At this moment, more than half of all Bitcoin in circulation is held at an unrealized loss. The concept is simpler than it sounds. Imagine a room with one hundred people, and every one of them owns Bitcoin. If over fifty of them tried to sell their holdings today, they would walk away with less money than they put in. They are, in the plainest terms, underwater on their investment.

This is not an abstract statistic about price charts. It is a direct snapshot of the financial position of the people who actually hold the asset. When the majority of holders are sitting in a loss, the market has reached a condition of broad, shared pain rather than isolated discomfort.

Why It Tends to Mark the Bottom

The reason this metric carries predictive weight has less to do with mathematics and more to do with human behavior. Consider who is still holding Bitcoin at a loss this deep into a downturn. These are people who have had every opportunity to sell and lock in their losses, yet have chosen not to. The painful selling — the capitulation — has, for the most part, already happened around them.
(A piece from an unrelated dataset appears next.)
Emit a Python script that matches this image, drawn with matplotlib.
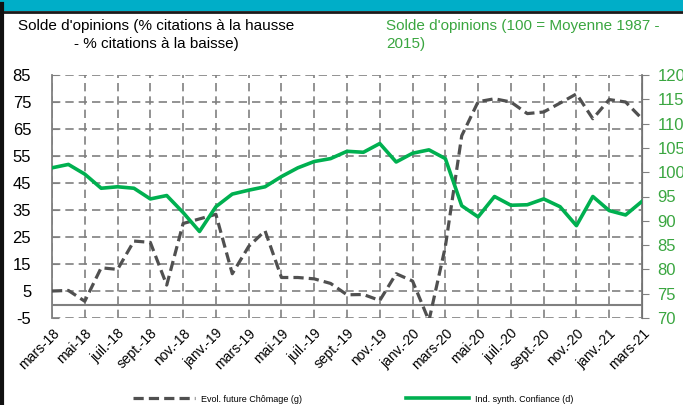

If someone has held on this long while underwater and still hasn't sold, they are unlikely to suddenly panic now. More probably, they have resolved to wait for the next rally, or they were long-term investors from the beginning who never intended to flinch at short-term drawdowns. When the remaining holders are made up overwhelmingly of people in this mindset, the supply of coins available to be dumped onto the market shrinks. With fewer sellers left to push the price down, the conditions for a bottom quietly fall into place.

A Signal, Not a Guarantee

It is worth keeping perspective. A metric that has aligned with past bottoms is a meaningful piece of evidence, but it is not the end-all, be-all of market analysis. History rhyming is not the same as history repeating, and no single indicator should be treated as a certainty about what comes next. What this signal offers is context: a reminder that the periods of greatest collective loss have, time and again, turned out to be the points from which the market recovered. That is a pattern worth watching closely, even as the broader picture continues to develop.